* _Dataset excerpt_
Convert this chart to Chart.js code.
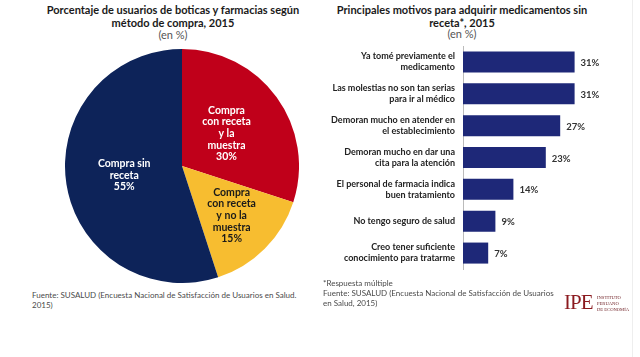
<!DOCTYPE html>
<html><head><meta charset="utf-8">
<script src="https://cdn.jsdelivr.net/npm/chart.js@4.4.1/dist/chart.umd.min.js"></script>
<style>
html,body{margin:0;padding:0;background:#fff;}
#wrap{position:relative;width:640px;height:357px;overflow:hidden;font-family:Lato,"Open Sans",sans-serif;}
.t{position:absolute;text-align:center;font-weight:bold;color:#1a1a1a;font-size:11px;line-height:12.5px;}
.s{position:absolute;text-align:center;color:#555;font-size:11px;}
.f{position:absolute;color:#4a4a4a;font-size:8px;line-height:10px;}
#edge{position:absolute;left:632px;top:0;width:1px;height:357px;background:#eee;}
</style></head><body>
<div id="wrap">
  <div class="t" style="left:20px;top:4px;width:306px;">Porcentaje de usuarios de boticas y farmacias según<br>método de compra, 2015</div>
  <div class="s" style="left:20px;top:28px;width:306px;">(en %)</div>
  <div class="t" style="left:310px;top:4px;width:304px;">Principales motivos para adquirir medicamentos sin<br>receta*, 2015</div>
  <div class="s" style="left:310px;top:27px;width:304px;">(en %)</div>
  <canvas id="pie" style="position:absolute;left:65px;top:49px;width:234px;height:234px;"></canvas>
  <canvas id="bar" style="position:absolute;left:320px;top:40px;width:320px;height:240px;"></canvas>
  <div class="f" style="left:32px;top:290px;">Fuente: SUSALUD (Encuesta Nacional de Satisfacción de Usuarios en Salud.<br>2015)</div>
  <div class="f" style="left:323px;top:278px;">*Respuesta múltiple<br>Fuente: SUSALUD (Encuesta Nacional de Satisfacción de Usuarios<br>en Salud, 2015)</div>
  <div style="position:absolute;left:564px;top:291px;font-family:'Liberation Serif','DejaVu Serif',serif;color:#8b1a1f;font-size:21px;line-height:22px;letter-spacing:-1px;">IPE</div>
  <div style="position:absolute;left:597px;top:295px;font-family:'Liberation Serif',serif;color:#6b1a1f;font-size:4.6px;line-height:5.8px;">INSTITUTO<br>PERUANO<br>DE ECONOMÍA</div>
  <div id="edge"></div>
</div>
<script>
// ---- data ----
const pieCategories = [
  ["Compra", "con receta", "y la", "muestra"],
  ["Compra", "con receta", "y no la", "muestra"],
  ["Compra sin", "receta"]
];
const pieValues = [30, 15, 55];

const barCategories = [
  ["Ya tomé previamente el", "medicamento"],
  ["Las molestias no son tan serias", "para ir al médico"],
  ["Demoran mucho en atender en", "el establecimiento"],
  ["Demoran mucho en dar una", "cita para la atención"],
  ["El personal de farmacia indica", "buen tratamiento"],
  ["No tengo seguro de salud"],
  ["Creo tener suficiente", "conocimiento para tratarme"]
];
const barValues = [31, 31, 27, 23, 14, 9, 7];

// ---- styles ----
const pieColors = ["#c0001a", "#f7bd30", "#0d2359"];
const pieTextColors = ["#ffffff", "#1a1a1a", "#ffffff"];
const pieLabelFrac = [0.47, 0.6, 0.5];
const barColor = "#1e2878";

const pieLabels = {
  id: 'pieLabels',
  afterDatasetsDraw(chart) {
    const ctx = chart.ctx;
    const meta = chart.getDatasetMeta(0);
    ctx.save();
    ctx.font = "bold 10.5px Lato, sans-serif";
    ctx.textAlign = "center";
    ctx.textBaseline = "middle";
    meta.data.forEach((arc, i) => {
      const p = arc.getProps(['x','y','startAngle','endAngle','outerRadius'], true);
      const mid = (p.startAngle + p.endAngle) / 2;
      const r = p.outerRadius * pieLabelFrac[i];
      const cx = p.x + Math.cos(mid) * r;
      const cy = p.y + Math.sin(mid) * r;
      const lines = pieCategories[i].concat([pieValues[i] + "%"]);
      const lh = 11.6;
      ctx.fillStyle = pieTextColors[i];
      lines.forEach((ln, k) => {
        ctx.fillText(ln, cx, cy + (k - (lines.length - 1) / 2) * lh);
      });
    });
    ctx.restore();
  }
};

new Chart(document.getElementById('pie'), {
  type: 'pie',
  data: { labels: pieCategories.map(c => c.join(' ')), datasets: [{ data: pieValues, backgroundColor: pieColors, borderWidth: 0 }] },
  options: {
    responsive: false, animation: false, devicePixelRatio: 1,
    layout: { padding: 0 },
    plugins: { legend: { display: false }, tooltip: { enabled: false } }
  },
  plugins: [pieLabels]
});

const barLabels = {
  id: 'barLabels',
  afterDatasetsDraw(chart) {
    const ctx = chart.ctx;
    const meta = chart.getDatasetMeta(0);
    ctx.save();
    ctx.font = "bold 9.5px Lato, sans-serif";
    ctx.fillStyle = "#333";
    ctx.textAlign = "left";
    ctx.textBaseline = "middle";
    meta.data.forEach((bar, i) => {
      ctx.fillText(barValues[i] + "%", bar.x + 6, bar.y + 1);
    });
    ctx.restore();
  }
};

new Chart(document.getElementById('bar'), {
  type: 'bar',
  data: { labels: barCategories, datasets: [{ data: barValues, backgroundColor: barColor, categoryPercentage: 1, barPercentage: 0.66 }] },
  options: {
    indexAxis: 'y', responsive: false, animation: false, devicePixelRatio: 1,
    layout: { padding: { top: 6, bottom: 11, left: 0, right: 33 } },
    plugins: { legend: { display: false }, tooltip: { enabled: false } },
    scales: {
      x: { display: false, min: 0, max: 40 },
      y: {
        afterFit(s) { s.width = 143; s.paddingTop = 0; s.paddingBottom = 0; },
        grid: { display: false, drawTicks: false },
        border: { display: true, color: '#bbbbbb', width: 1 },
        ticks: { padding: 8, color: '#222', font: { family: 'Lato', weight: 'bold', size: 9, lineHeight: 1.22 } }
      }
    }
  },
  plugins: [barLabels]
});
</script>
</body></html>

* _Given task_
Repeat the data exactly, excluding the pictures.

* _Exercise response_
Convert this chart to Chart.js code.
<!DOCTYPE html>
<html><head><meta charset="utf-8">
<script src="https://cdn.jsdelivr.net/npm/chart.js@4.4.1/dist/chart.umd.min.js"></script>
<style>
html,body{margin:0;padding:0;background:#fff;}
#wrap{position:relative;width:640px;height:357px;overflow:hidden;font-family:Lato,"Open Sans",sans-serif;}
.t{position:absolute;text-align:center;font-weight:bold;color:#1a1a1a;font-size:11px;line-height:12.5px;}
.s{position:absolute;text-align:center;color:#555;font-size:11px;}
.f{position:absolute;color:#4a4a4a;font-size:8px;line-height:10px;}
#edge{position:absolute;left:632px;top:0;width:1px;height:357px;background:#eee;}
</style></head><body>
<div id="wrap">
  <div class="t" style="left:20px;top:4px;width:306px;">Porcentaje de usuarios de boticas y farmacias según<br>método de compra, 2015</div>
  <div class="s" style="left:20px;top:28px;width:306px;">(en %)</div>
  <div class="t" style="left:310px;top:4px;width:304px;">Principales motivos para adquirir medicamentos sin<br>receta*, 2015</div>
  <div class="s" style="left:310px;top:27px;width:304px;">(en %)</div>
  <canvas id="pie" style="position:absolute;left:65px;top:49px;width:234px;height:234px;"></canvas>
  <canvas id="bar" style="position:absolute;left:320px;top:40px;width:320px;height:240px;"></canvas>
  <div class="f" style="left:32px;top:290px;">Fuente: SUSALUD (Encuesta Nacional de Satisfacción de Usuarios en Salud.<br>2015)</div>
  <div class="f" style="left:323px;top:278px;">*Respuesta múltiple<br>Fuente: SUSALUD (Encuesta Nacional de Satisfacción de Usuarios<br>en Salud, 2015)</div>
  <div style="position:absolute;left:564px;top:291px;font-family:'Liberation Serif','DejaVu Serif',serif;color:#8b1a1f;font-size:21px;line-height:22px;letter-spacing:-1px;">IPE</div>
  <div style="position:absolute;left:597px;top:295px;font-family:'Liberation Serif',serif;color:#6b1a1f;font-size:4.6px;line-height:5.8px;">INSTITUTO<br>PERUANO<br>DE ECONOMÍA</div>
  <div id="edge"></div>
</div>
<script>
// ---- data ----
const pieCategories = [
  ["Compra", "con receta", "y la", "muestra"],
  ["Compra", "con receta", "y no la", "muestra"],
  ["Compra sin", "receta"]
];
const pieValues = [30, 15, 55];

const barCategories = [
  ["Ya tomé previamente el", "medicamento"],
  ["Las molestias no son tan serias", "para ir al médico"],
  ["Demoran mucho en atender en", "el establecimiento"],
  ["Demoran mucho en dar una", "cita para la atención"],
  ["El personal de farmacia indica", "buen tratamiento"],
  ["No tengo seguro de salud"],
  ["Creo tener suficiente", "conocimiento para tratarme"]
];
const barValues = [31, 31, 27, 23, 14, 9, 7];

// ---- styles ----
const pieColors = ["#c0001a", "#f7bd30", "#0d2359"];
const pieTextColors = ["#ffffff", "#1a1a1a", "#ffffff"];
const pieLabelFrac = [0.47, 0.6, 0.5];
const barColor = "#1e2878";

const pieLabels = {
  id: 'pieLabels',
  afterDatasetsDraw(chart) {
    const ctx = chart.ctx;
    const meta = chart.getDatasetMeta(0);
    ctx.save();
    ctx.font = "bold 10.5px Lato, sans-serif";
    ctx.textAlign = "center";
    ctx.textBaseline = "middle";
    meta.data.forEach((arc, i) => {
      const p = arc.getProps(['x','y','startAngle','endAngle','outerRadius'], true);
      const mid = (p.startAngle + p.endAngle) / 2;
      const r = p.outerRadius * pieLabelFrac[i];
      const cx = p.x + Math.cos(mid) * r;
      const cy = p.y + Math.sin(mid) * r;
      const lines = pieCategories[i].concat([pieValues[i] + "%"]);
      const lh = 11.6;
      ctx.fillStyle = pieTextColors[i];
      lines.forEach((ln, k) => {
        ctx.fillText(ln, cx, cy + (k - (lines.length - 1) / 2) * lh);
      });
    });
    ctx.restore();
  }
};

new Chart(document.getElementById('pie'), {
  type: 'pie',
  data: { labels: pieCategories.map(c => c.join(' ')), datasets: [{ data: pieValues, backgroundColor: pieColors, borderWidth: 0 }] },
  options: {
    responsive: false, animation: false, devicePixelRatio: 1,
    layout: { padding: 0 },
    plugins: { legend: { display: false }, tooltip: { enabled: false } }
  },
  plugins: [pieLabels]
});

const barLabels = {
  id: 'barLabels',
  afterDatasetsDraw(chart) {
    const ctx = chart.ctx;
    const meta = chart.getDatasetMeta(0);
    ctx.save();
    ctx.font = "bold 9.5px Lato, sans-serif";
    ctx.fillStyle = "#333";
    ctx.textAlign = "left";
    ctx.textBaseline = "middle";
    meta.data.forEach((bar, i) => {
      ctx.fillText(barValues[i] + "%", bar.x + 6, bar.y + 1);
    });
    ctx.restore();
  }
};

new Chart(document.getElementById('bar'), {
  type: 'bar',
  data: { labels: barCategories, datasets: [{ data: barValues, backgroundColor: barColor, categoryPercentage: 1, barPercentage: 0.66 }] },
  options: {
    indexAxis: 'y', responsive: false, animation: false, devicePixelRatio: 1,
    layout: { padding: { top: 6, bottom: 11, left: 0, right: 33 } },
    plugins: { legend: { display: false }, tooltip: { enabled: false } },
    scales: {
      x: { display: false, min: 0, max: 40 },
      y: {
        afterFit(s) { s.width = 143; s.paddingTop = 0; s.paddingBottom = 0; },
        grid: { display: false, drawTicks: false },
        border: { display: true, color: '#bbbbbb', width: 1 },
        ticks: { padding: 8, color: '#222', font: { family: 'Lato', weight: 'bold', size: 9, lineHeight: 1.22 } }
      }
    }
  },
  plugins: [barLabels]
});
</script>
</body></html>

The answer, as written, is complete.